How to Design a Home Gym That You’ll Actually Want to Spend Time In


Though the time for resolutions has come and gone, recommitting to a fitness routine at any time of year is always a worthy goal. The convenience of a home gym can be a great motivator to keep atop physical and mental health goals, but a space that is designed well is doubly effective. “The end goal is to design a home gym that is not just a place to exercise,” says designer Tanya Ryno of New Jersey–based luxury gym design firm Iron House Design, “but a bespoke wellness retreat that inspires and supports the client’s health and fitness journey whether they are a weekend warrior, longevity seeker, or a professional athlete.”

If a trip to a home gym is meant to accomplish more than just a quick weights session, it’s got to look—and play—the part. In recent years, workout equipment brands like Technogym, Mirror, and Peloton have set a new, sleek standard for the aesthetic of gym machines. Gone are the days of bulky black plastic treadmills rotting away in an unfinished basement or cluttered garage. Now the room should also rise to the occasion, and to do so it should be an extension of a home’s overall aesthetic—not its ugly-duckling space.

Get personal

The first step in designing an effective and attractive home gym is getting to know your client’s fitness routines and ambitions. “Take into consideration who will be using it,” advises Ryno, who founded her studio with her husband, Jim, a former celebrity trainer, and has worked on a variety of private gyms for the rich and famous, including at Camp David, the presidential country retreat. “Oftentimes, there are spouses who do completely different workouts.
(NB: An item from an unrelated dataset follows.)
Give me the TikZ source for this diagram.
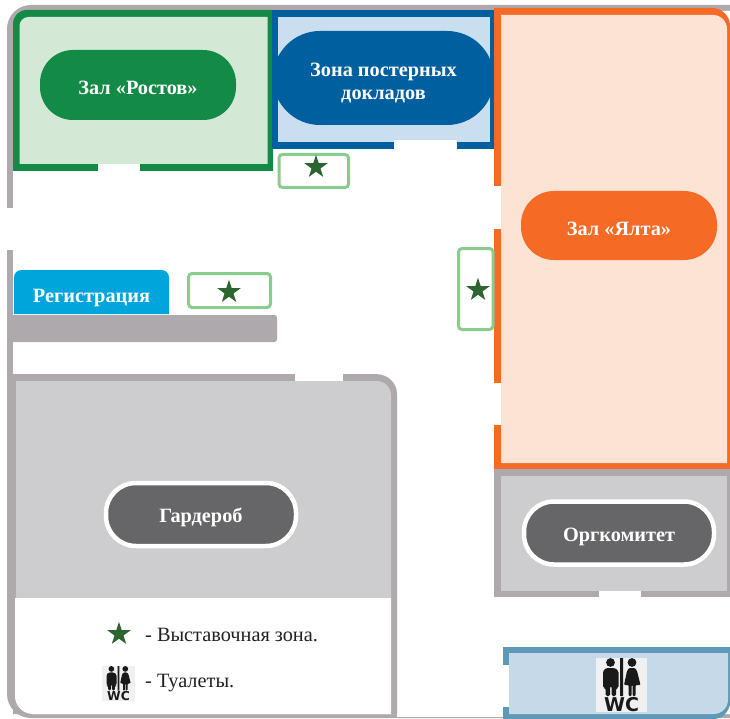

And then many of them have children who do sports and will actively be using the gym as well. This conversation is crucial as it helps us tailor the space to their specific fitness objectives.” It also informs what machines or workout areas are needed, allowing the designer to develop a custom layout that will help the client achieve those pesky new year’s resolutions, whether they include more leg days or daily dedication to meditation.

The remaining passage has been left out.